L’exposition assez synthétique car il n’y avait peut-être pas tant à dire, a été divisée en deux. D’une part le « Paris moment » qui relate la grande époque de la rue de Fleurus où tout était si exaltant que c’est bien agréable quand l’occasion nous est donnée d’aller en respirer les entêtants fumets. D’autre part « American moment » qui nous explique en quoi l’incubateur parisien de la première partie du 20e siècle a essaimé outre-atlantique y créant un nouvel âge d’or de l’art en liberté.

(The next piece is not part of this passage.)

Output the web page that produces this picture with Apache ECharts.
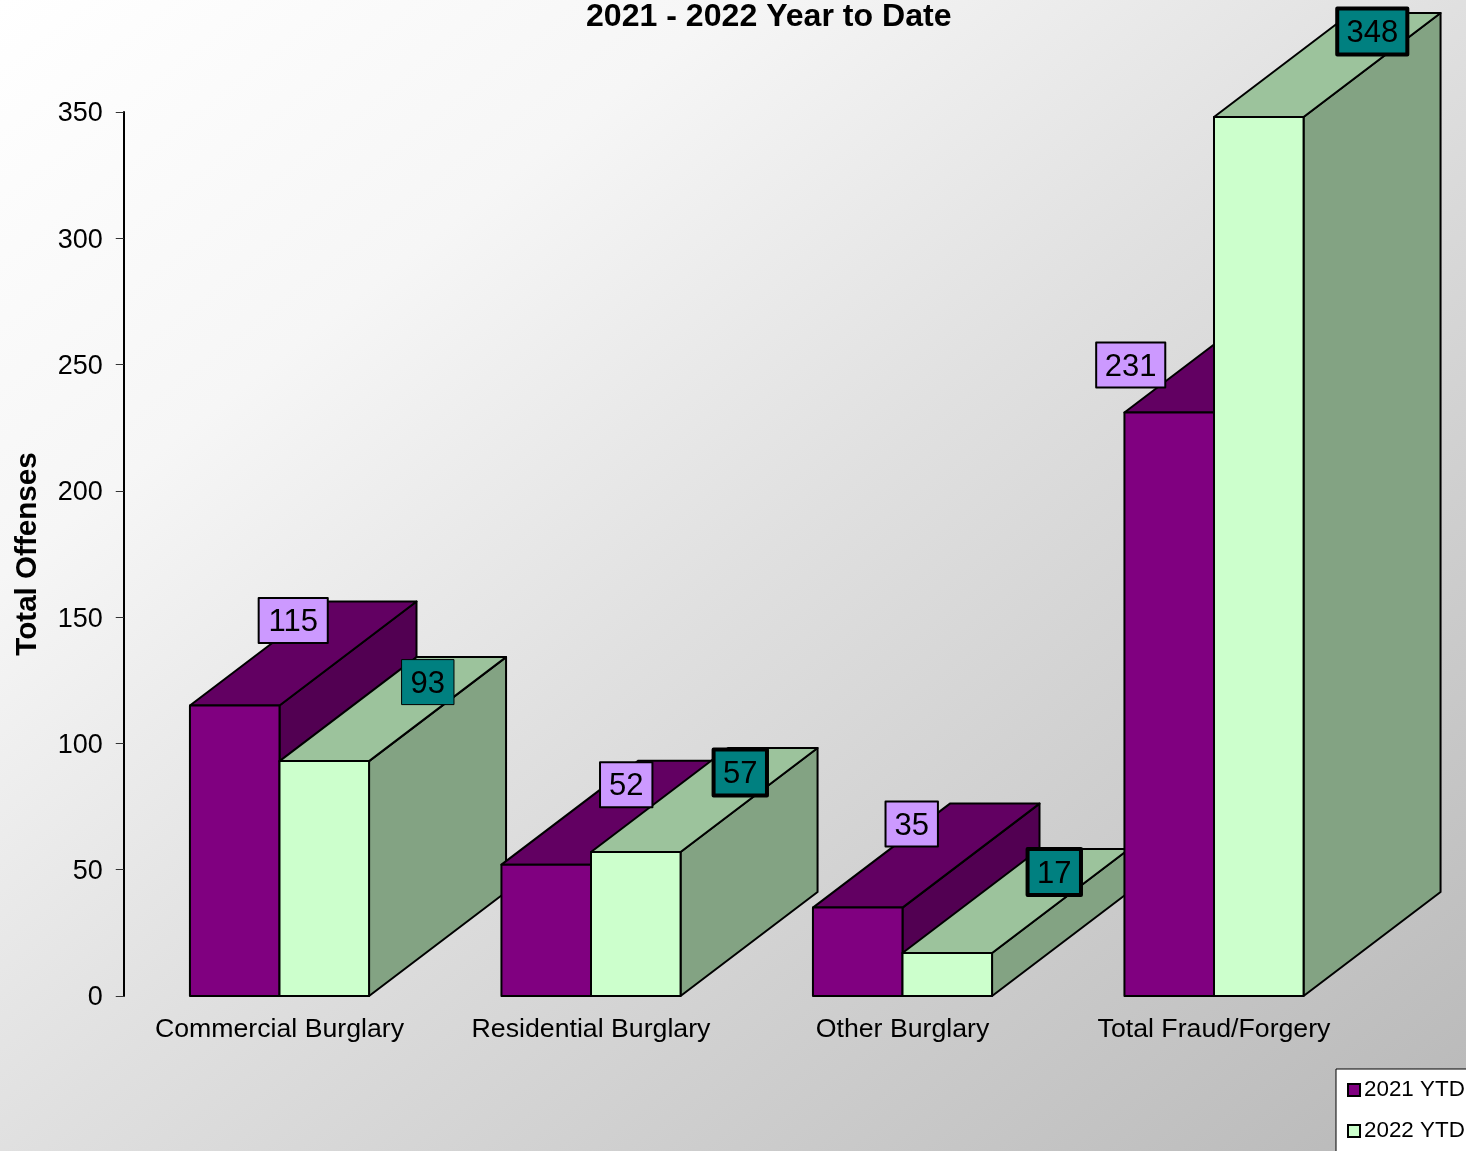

L’ensemble est assez réussi sauf qu’on perd beaucoup l’idée du début en traversant l’océan. C’est un peu normal puisqu’il s’agit d’une suite mais le pont entre la rue de Fleurus dans le 6e arrondissement de Paris et le lâcher-tout new-yorkais est tout de même vite emballé. Heureusement qu’en guise d’avertissement, l’exposition ouvre à droite par un portrait de Gertrude Stein réalisé par Andy Warhol en 1980 (ci-contre) et qu’on retrouve le même artiste au milieu de ses pairs dans la seconde partie de l’espace. Industriel du portrait (voir la chronique de mercredi) Warhol a en outre intégré une autre version de Stein dans une fresque importante, une sérigraphie en couleur nommée « Ten portraits of Jews of the Twentieth Century ». Tout comme son contemporain Robert Rauschenberg (1925-2008), comme on peut le constater dans l’une des œuvres présentée et réalisées en 1969. À noter un intéressant espace vidéo, avec une très belle réalisation de Lucinda Childs, un film plaisamment hypnotique où l’on voit une danseuse évoluer sur une musique de Philip Glass.
La scénographie de cette exposition n’a pas dû être évidente à déployer passé l’enthousiasme trompeur qui va souvent avec l’idée initiale. Mais ça passe, tout comme ce commentaire de Stein sur Picasso publié en 1912 dans Camera Work: « Celui que certains suivaient certainement et d’autres le suivaient certainement, celui que certains suivaient certainement était celui qui travaillait certainement ». Et qu’enfin « celui que certains suivaient certainement était celui qui avait quelque chose qui sortait de lui quelque chose qui avait un sens, et celui travaillait certainement alors ». Elle en pensait du bien de Pablo Picasso, c’est ce qu’il faut comprendre et retenir.